● What is needed:
State how many lines contain the string "with", and write nothing else.
+===+
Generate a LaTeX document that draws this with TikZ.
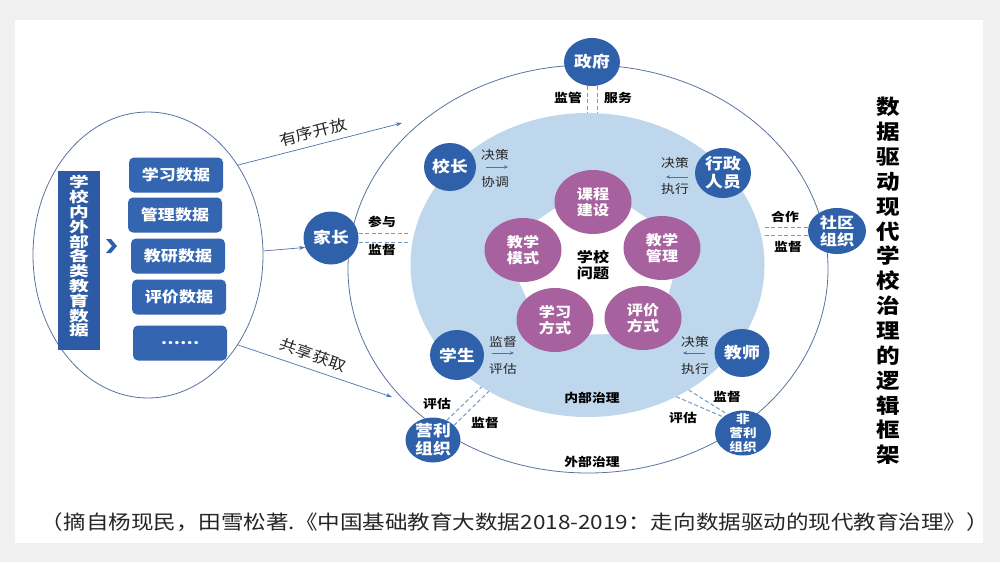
\documentclass[tikz,border=0pt]{standalone}
\usepackage{fontspec}
\setmainfont{Noto Sans CJK SC}[FakeStretch=1.15]
\newfontfamily\widefont{Noto Sans CJK SC}[FakeStretch=1.38]
\usetikzlibrary{shapes.geometric,arrows.meta,calc}
\definecolor{nodeblue}{RGB}{46,97,170}
\definecolor{boxblue}{RGB}{52,101,176}
\definecolor{vbox}{RGB}{44,90,165}
\definecolor{innerblue}{RGB}{190,215,237}
\definecolor{purp}{RGB}{166,97,158}
\definecolor{ringline}{RGB}{90,115,160}
\definecolor{dashc}{RGB}{115,155,200}
\definecolor{arrc}{RGB}{75,115,175}
\definecolor{bggray}{RGB}{240,240,240}
\begin{document}
\begin{tikzpicture}[x=1pt,y=-1pt,
  actor/.style={ellipse, fill=nodeblue, inner sep=0pt},
  atext/.style={text=white, font=\bfseries\fontsize{15.5}{18}\selectfont, align=center, inner sep=0pt},
  topic/.style={ellipse, fill=purp, inner sep=0pt, minimum width=77pt, minimum height=64pt},
  ttext/.style={text=white, font=\bfseries\fontsize{14}{16}\selectfont, align=center, inner sep=0pt},
  databox/.style={rounded corners=5pt, fill=boxblue, text=white, font=\bfseries\fontsize{14.8}{17}\selectfont, minimum width=94pt, minimum height=35pt, inner sep=0pt},
  blbl/.style={font=\bfseries\fontsize{12}{14}\selectfont, text=black, inner sep=0pt},
  rlbl/.style={font=\fontsize{12}{14}\selectfont, text=black!85, inner sep=0pt},
  dashline/.style={draw=dashc, line width=1pt, dash pattern=on 4pt off 2.5pt},
  flow/.style={draw=arrc, line width=0.7pt, -{Stealth[length=6pt,width=4pt]}},
  tinyarr/.style={draw=arrc, line width=0.9pt, -{Stealth[length=4pt,width=3.5pt]}},
]
% background
\fill[bggray] (0,0) rectangle (1000,562);
\fill[white] (15,20) rectangle (983,543);
\useasboundingbox (0,0) rectangle (1000,562);

% left ellipse with data
\node[ellipse, draw=ringline, line width=0.8pt, inner sep=0pt, minimum width=230pt, minimum height=286pt] (src) at (148,255) {};
\node[fill=vbox, minimum width=42pt, minimum height=179pt, inner sep=0pt] (vb) at (79,260.5) {};
\node[text=white, font=\widefont\bfseries\fontsize{14.3}{14.8}\selectfont, align=center, inner sep=0pt] (vbt) at (79,256.5) {学\\校\\内\\外\\部\\各\\类\\教\\育\\数\\据};
\fill[nodeblue] (106,239) -- (111,239) -- (117,246) -- (111,253) -- (106,253) -- (112,246) -- cycle;
\node[databox] (d1) at (176,175) {学习数据};
\node[databox] (d2) at (175,215) {管理数据};
\node[databox] (d3) at (178,256) {教研数据};
\node[databox] (d4) at (179,297) {评价数据};
\node[databox] (d5) at (180,343) {……};

% outer and inner rings
\node[ellipse, draw=ringline, line width=0.8pt, inner sep=0pt, minimum width=480pt, minimum height=408pt] (outer) at (588,269) {};
\node[ellipse, fill=innerblue, inner sep=0pt, minimum width=354pt, minimum height=304pt] (inner) at (587.5,265) {};

% central pentagon
\coordinate (pc) at (593,268);
\coordinate (ckc) at (593,202);
\coordinate (cgl) at (662,248);
\coordinate (cpj) at (643,318);
\coordinate (cxx) at (555,320);
\coordinate (cms) at (523,250);
\fill[white, rounded corners=14pt] ($(pc)!1.3!(ckc)$) -- ($(pc)!1.3!(cgl)$) -- ($(pc)!1.3!(cpj)$) -- ($(pc)!1.3!(cxx)$) -- ($(pc)!1.3!(cms)$) -- cycle;
\node[topic, label={[ttext]center:{课程\\建设}}] (kc) at (ckc) {};
\node[topic, label={[ttext]center:{教学\\管理}}] (gl) at (cgl) {};
\node[topic, label={[ttext]center:{评价\\方式}}] (pj) at (cpj) {};
\node[topic, label={[ttext]center:{学习\\方式}}] (xx) at (cxx) {};
\node[topic, label={[ttext]center:{教学\\模式}}] (ms) at (cms) {};
\node[font=\bfseries\fontsize{14}{16}\selectfont, align=center, inner sep=0pt] (wt) at (593,265) {学校\\问题};

% actor nodes
\node[actor, minimum width=56pt, minimum height=48pt, label={[atext]center:政府}] (gov) at (592,62) {};
\node[actor, minimum width=52pt, minimum height=48pt, label={[atext]center:校长}] (xz) at (450,167) {};
\node[actor, minimum width=56pt, minimum height=50pt, label={[atext]center:{行政\\人员}}] (xzry) at (723,173) {};
\node[actor, minimum width=58pt, minimum height=46pt, label={[atext, font=\bfseries\fontsize{15}{17}\selectfont]center:{社区\\组织}}] (sq) at (837,231) {};
\node[actor, minimum width=55pt, minimum height=53pt, label={[atext]center:家长}] (jz) at (331,238) {};
\node[actor, minimum width=54pt, minimum height=50pt, label={[atext]center:学生}] (xs) at (457,355) {};
\node[actor, minimum width=55pt, minimum height=48pt, label={[atext]center:教师}] (js) at (742,353) {};
\node[actor, minimum width=55pt, minimum height=45pt, label={[atext]center:{营利\\组织}}] (yl) at (433,440) {};
\node[actor, minimum width=56pt, minimum height=45pt, label={[atext, font=\bfseries\fontsize{11.8}{14}\selectfont]center:{非\\营利\\组织}}] (fyl) at (743,433) {};

% dashed relations
\draw[dashline] ([xshift=-5pt]gov.south) -- ([xshift=-5pt]gov.south |- inner.north);
\draw[dashline] ([xshift=5pt]gov.south) -- ([xshift=5pt]gov.south |- inner.north);
\draw[dashline] ([yshift=4.5pt]jz.east) -- ([yshift=4.5pt]jz.east -| inner.west);
\draw[dashline] ([yshift=-4.5pt]jz.east) -- ([yshift=-4.5pt]jz.east -| inner.west);
\draw[dashline] ([yshift=4pt]inner.east |- sq.west) -- ([yshift=4pt]sq.west);
\draw[dashline] ([yshift=-4pt]inner.east |- sq.west) -- ([yshift=-4pt]sq.west);
\draw[dashline] (yl.55) -- (inner.229.6);
\draw[dashline] (yl.35) -- (inner.232.7);
\draw[dashline] (inner.304.8) -- (fyl.141);
\draw[dashline] (inner.309.9) -- (fyl.130);

% bold labels
\node[blbl] (l1) at (568,98) {监管};
\node[blbl] (l2) at (618,98) {服务};
\node[blbl] (l3) at (382,222) {参与};
\node[blbl] (l4) at (382,250) {监督};
\node[blbl] (l5) at (785,217) {合作};
\node[blbl] (l6) at (788,247) {监督};
\node[blbl] (l7) at (437,404) {评估};
\node[blbl] (l8) at (485,423) {监督};
\node[blbl] (l9) at (727,397) {监督};
\node[blbl] (l10) at (683,418) {评估};
\node[blbl] (nb) at (592,398) {内部治理};
\node[blbl] (wb) at (592,462) {外部治理};

% regular labels with small arrows
\node[rlbl] (r1) at (495,155) {决策};
\node[rlbl] (r2) at (495,182) {协调};
\coordinate (a1s) at (486,167); \coordinate (a1e) at (508,167);
\draw[tinyarr] (a1s) -- (a1e);
\node[rlbl] (r3) at (675,163) {决策};
\node[rlbl] (r4) at (675,189) {执行};
\coordinate (a2s) at (688,177); \coordinate (a2e) at (666,177);
\draw[tinyarr] (a2s) -- (a2e);
\node[rlbl] (r5) at (503,342) {监督};
\node[rlbl] (r6) at (503,369) {评估};
\coordinate (a3s) at (492,353); \coordinate (a3e) at (514,353);
\draw[tinyarr] (a3s) -- (a3e);
\node[rlbl] (r7) at (695,342) {决策};
\node[rlbl] (r8) at (695,369) {执行};
\coordinate (a4s) at (705,353); \coordinate (a4e) at (683,353);
\draw[tinyarr] (a4s) -- (a4e);

% flows from data
\coordinate (t1) at (402,123);
\coordinate (t2) at (392,397);
\draw[flow] (src.45) -- (t1);
\draw[flow] (src.-45) -- (t2);
\draw[flow] (src.2) -- (jz.200);
\node[font=\fontsize{15}{17}\selectfont, text=black!85, rotate=14.5, inner sep=0pt] (f1) at (313,132) {有序开放};
\node[font=\fontsize{15}{17}\selectfont, text=black!85, rotate=-19.5, inner sep=0pt] (f2) at (313,355) {共享获取};

% title
\node[font=\bfseries\fontsize{20.5}{24.86}\selectfont, align=center, inner sep=0pt] (title) at (888,281) {数\\据\\驱\\动\\现\\代\\学\\校\\治\\理\\的\\逻\\辑\\框\\架};

% citation
\node[font=\fontsize{19.6}{21}\selectfont, text=black!85, inner sep=0pt] (cite) at (515,522) {（摘自杨现民，田雪松著.《中国基础教育大数据2018-2019：走向数据驱动的现代教育治理》）};
\end{tikzpicture}
\end{document}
+===+
● Exercise result:
3